Saturday, May 30, 2009

Some folks are wise and some are otherwise

For excellent reasons, conservatives have been comparing Sonia Sotomayor's so-called "compelling background" with those of a number of highly qualified judges who overcame serious obstacles on their paths to success before having their ascent to a District or Circuit court sabotaged by Democrats. Other parallels have been drawn between her background and that of minority politicians and political advisors. As a party, Democrats have enthusiastically displayed their intended lack of racial bias by viciously attacking members of minority groups who happened to be not only highly accomplished but also conservative in their viewpoints.

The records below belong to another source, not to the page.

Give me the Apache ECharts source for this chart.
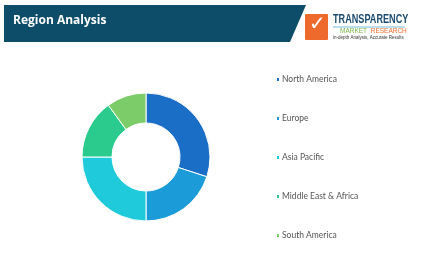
<!DOCTYPE html>
<html>
<head>
<meta charset="utf-8">
<script src="https://cdn.jsdelivr.net/npm/echarts@6/dist/echarts.min.js"></script>
<style>
html,body{margin:0;padding:0;background:#fff;}
#c{width:429px;height:273px;}
</style>
</head>
<body>
<div id="c"></div>
<script>
var categories = ['North America', 'Europe', 'Asia Pacific', 'Middle East & Africa', 'South America'];
var shares = [30, 20, 25, 15, 10];
var colors = ['#1b6ec6', '#1b9bd7', '#1fcbdb', '#2bcb8e', '#7ccc69'];

var chart = echarts.init(document.getElementById('c'), null, {renderer: 'canvas'});
chart.setOption({
  animation: false,
  color: colors,
  legend: {
    orient: 'vertical',
    left: 270,
    top: 70,
    itemWidth: 4,
    itemHeight: 5,
    itemGap: 30,
    icon: 'rect',
    textStyle: {fontSize: 8.5, color: '#555', fontFamily: 'Lato', padding: [0,0,0,-3]},
    data: categories
  },
  graphic: [
    {type: 'polygon', shape: {points: [[4,5],[306,5],[290,42],[4,42]]}, style: {fill: '#0e4d69'}},
    {type: 'text', left: 13, top: 15, style: {text: 'Region Analysis', fill: '#fff', font: 'bold 12px "Open Sans"'}},
    {type: 'rect', shape: {x: 305, y: 14, width: 23, height: 26, r: 1}, style: {fill: '#ee6a2c'}},
    {type: 'text', x: 309, y: 15, style: {text: '\u2713', fill: '#fff', font: 'bold 20px "DejaVu Sans"'}},
    {type: 'text', x: 333, y: 14, scaleX: 0.76, style: {text: 'TRANSPARENCY', fill: '#1a4a6e', font: 'bold 12px "Liberation Sans"'}},
    {type: 'line', shape: {x1: 333, y1: 27, x2: 405, y2: 27}, style: {stroke: '#3aa0c8', lineWidth: 0.7}},
    {type: 'text', x: 340, y: 28, style: {text: '{a|MARKET}  {b|RESEARCH}', font: '6.5px "Liberation Sans"',
      rich: {a: {fill: '#7ab648', font: '6.5px "Liberation Sans"'}, b: {fill: '#ee6a2c', font: '6.5px "Liberation Sans"'}}}},
    {type: 'text', x: 333, y: 35.5, style: {text: 'in-depth Analysis, Accurate Results', fill: '#333', font: '4.5px "Liberation Sans"'}}
  ],
  series: [{
    type: 'pie',
    center: [146, 157],
    radius: [34, 64],
    startAngle: 90,
    clockwise: true,
    label: {show: false},
    labelLine: {show: false},
    itemStyle: {borderColor: '#fff', borderWidth: 1},
    data: categories.map(function (c, i) { return {name: c, value: shares[i]}; })
  }]
});
</script>
</body>
</html>
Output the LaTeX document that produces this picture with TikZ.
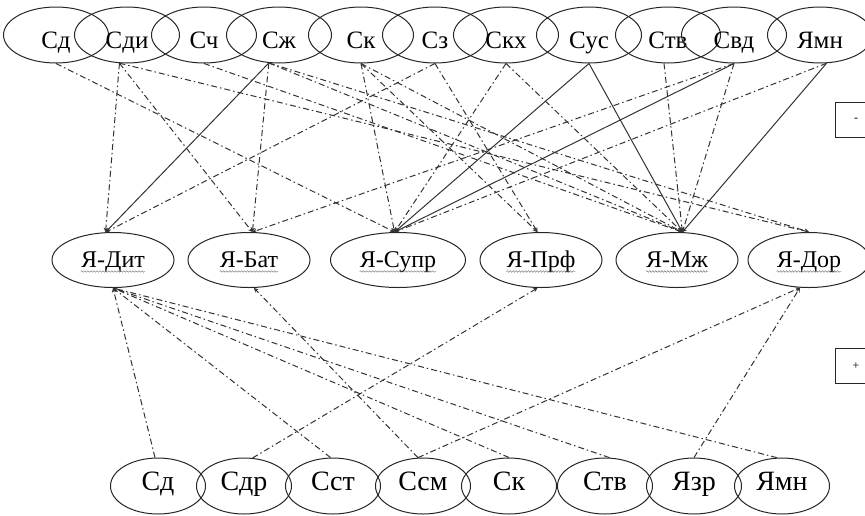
\documentclass[tikz,border=0pt]{standalone}
\usepackage{fontspec}
\setmainfont{Liberation Serif}
\usetikzlibrary{shapes,arrows}
\usetikzlibrary{positioning}
\usetikzlibrary{decorations.pathmorphing}

\begin{document}
\begin{tikzpicture}[x=1pt, y=-1pt, >=stealth,
  topnode/.style={ellipse, draw=black!85, line width=1pt, minimum width=105pt, minimum height=56pt, inner sep=0pt, text height=28pt, text depth=2pt, font=\fontsize{25}{25}\selectfont},
  midnode/.style={ellipse, draw=black!85, line width=1pt, minimum width=122pt, minimum height=55pt, inner sep=0pt},
  midtext/.style={inner sep=0pt, text height=17pt, text depth=2pt, font=\fontsize{24}{24}\selectfont},
  botnode/.style={ellipse, draw=black!85, line width=1pt, minimum width=95pt, minimum height=56pt, inner sep=0pt, text height=10pt, text depth=2pt, font=\fontsize{28}{28}\selectfont},
  signbox/.style={rectangle, draw=black!85, line width=1pt, minimum width=42pt, minimum height=35pt, font=\fontsize{12}{12}\selectfont},
  wave/.style={decorate, decoration={snake, amplitude=0.8pt, segment length=3pt}, line width=0.4pt, black!60},
  dashdot/.style={dash pattern=on 6pt off 3pt on 1.5pt off 3pt, line width=1pt, black!80},
  solidlink/.style={line width=1pt, black!80}]
\useasboundingbox (0,0) rectangle (865,515);

% top row
\node[topnode] (sd) at (56,35) {Сд};
\node[topnode, right=-35pt of sd] (sdi) {Сди};
\node[topnode, right=-29pt of sdi] (sch) {Сч};
\node[topnode, right=-31pt of sch] (szh) {Сж};
\node[topnode, right=-24pt of szh] (sk) {Ск};
\node[topnode, right=-32pt of sk] (sz) {Сз};
\node[topnode, right=-35pt of sz] (skh) {Скх};
\node[topnode, right=-23pt of skh] (sus) {Сус};
\node[topnode, right=-27pt of sus] (stv) {Ств};
\node[topnode, right=-40pt of stv] (svd) {Свд};
\node[topnode, right=-20pt of svd] (yamn) {Ямн};

% middle row
\node[midnode, label={[midtext, name=ydit-t]center:Я-Дит}] (ydit) at (113,260) {};
\node[midnode, label={[midtext, name=ybat-t]center:Я-Бат}, right=13pt of ydit] (ybat) {};
\node[midnode, label={[midtext, name=ysupr-t]center:Я-Супр}, minimum width=135pt, right=19.5pt of ybat] (ysupr) {};
\node[midnode, label={[midtext, name=yprf-t]center:Я-Прф}, right=13.5pt of ysupr] (yprf) {};
\node[midnode, label={[midtext, name=ymzh-t]center:Я-Мж}, right=13pt of yprf] (ymzh) {};
\node[midnode, label={[midtext, name=ydor-t]center:Я-Дор}, right=9pt of ymzh] (ydor) {};
\foreach \n in {ydit,ybat,ysupr,yprf,ymzh,ydor}
  \draw[wave] ([yshift=-4pt]\n-t.base west) -- ([yshift=-4pt]\n-t.base east);

% bottom row
\node[botnode] (bsd) at (158,486) {Сд};
\node[botnode, right=-10pt of bsd] (bsdr) {Сдр};
\node[botnode, right=-7pt of bsdr] (bsst) {Сст};
\node[botnode, right=-6pt of bsst] (bssm) {Ссм};
\node[botnode, right=-10pt of bssm] (bsk) {Ск};
\node[botnode, right=0pt of bsk] (bstv) {Ств};
\node[botnode, right=-7pt of bstv] (byazr) {Язр};
\node[botnode, right=-8pt of byazr] (byamn) {Ямн};

% signs
\node[signbox] (minus) at (856,120) {-};
\node[signbox] (plus) at (856,366) {+};

% top -> middle
\path[->, dashdot] (sd.south) edge (ysupr.97);
\path[->, dashdot] (sdi.255) edge (ydit.105);
\path[->, dashdot] (sdi.255) edge (ybat.83);
\path[->, dashdot] (sdi.255) edge (ydor.north);
\path[->, dashdot] (sch.south) edge (ymzh.79);
\path[->, solidlink] (szh.250) edge (ydit.105);
\path[->, dashdot] (szh.250) edge (ybat.83);
\path[->, dashdot] (szh.250) edge (ymzh.79);
\path[->, dashdot] (szh.250) edge (ydor.north);
\path[->, dashdot] (sk.south) edge (ysupr.97);
\path[->, dashdot] (sk.south) edge (yprf.97);
\path[->, dashdot] (sk.south) edge (ymzh.79);
\path[->, dashdot] (sz.south) edge (ydit.105);
\path[->, dashdot] (sz.south) edge (yprf.97);
\path[->, dashdot] (skh.south) edge (ysupr.97);
\path[->, dashdot] (skh.south) edge (ymzh.79);
\path[->, solidlink] (sus.south) edge (ysupr.97);
\path[->, solidlink] (sus.south) edge (ymzh.79);
\path[->, dashdot] (stv.262) edge (ymzh.79);
\path[->, dashdot] (svd.south) edge (ybat.83);
\path[->, solidlink] (svd.south) edge (ysupr.97);
\path[->, dashdot] (svd.south) edge (ymzh.79);
\path[->, dashdot] (yamn.283) edge (ysupr.97);
\path[->, solidlink] (yamn.283) edge (ymzh.79);

% bottom -> middle
\path[->, dashdot] (bsd.96) edge (ydit.south);
\path[->, dashdot] (bsst.95) edge (ydit.south);
\path[->, dashdot] (bsk.north) edge (ydit.south);
\path[->, dashdot] (bstv.81) edge (ydit.south);
\path[->, dashdot] (byamn.100) edge (ydit.south);
\path[->, dashdot] (bssm.100) edge (ybat.280);
\path[->, dashdot] (bssm.100) edge (ydor.252);
\path[->, dashdot] (bsdr.73) edge (yprf.263);
\path[->, dashdot] (byazr.north) edge (ydor.252);
\end{tikzpicture}
\end{document}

Sotomayor and her sponsor, Barack Obama, have gone out of their way to wrap the judge in the flag of a Bronx tenement, but, as J. C. Arenas at American Thinker pointed out:
Sotomayor can keep playing the poor, underprivileged Boricua, but let's be real, she's spent her childhood in private school environments, early adulthood amongst the Ivy League elite, and most of her adulthood as a corporate attorney and judge living in Greenwich Village, where the average household income tops that of the entire NY metro area and 98% of the residents are White. I guess that's what she means by her rich experience.
But step a micron or two outside the box and compare the "richness" of Sotomayor's life experience with that of a woman who is neither black nor a Latina, as briefly described by Victor Davis Hanson (via Snaggletoothie of the Loyal Opposition):
I would have thought that a female candidate for vice president who came from Wasilla, Alaska, and with three children at the time volunteered to get involved in community projects, then served on the city council (and as a member of a small town I can assure you that being a mayor of a small town is no easy thing), and, after doing that, running for national office in Alaska as lieutenant governor, and serving on an oil commission, then being governor and having further executive experience-- that would resonate with women all across the United States. (Tip of the hat to Yukio Ngaby at Critical Narrative)
Plus, I might add, running for vice president of the United States with a newborn infant on her shoulder. Not to mention being the youngest, and first female, governor in the history of her state, the mother of five children (one of whom is serving in the infantry in Iraq, one of whom is a teenage mom, and one of whom has Down Syndrome), who can run a professional fishing vessel and hunt wild game, and who is married to a man who won the Iron Dog five years in a row and built their family home. She has played hardball with major oil companies, both domestic and foreign, and won, with excellent results for her state's and our nation's energy future, once we get around to using our own oil and natural gas resources.

Yeah, that's a boring, substandard story. Ask any Democrat.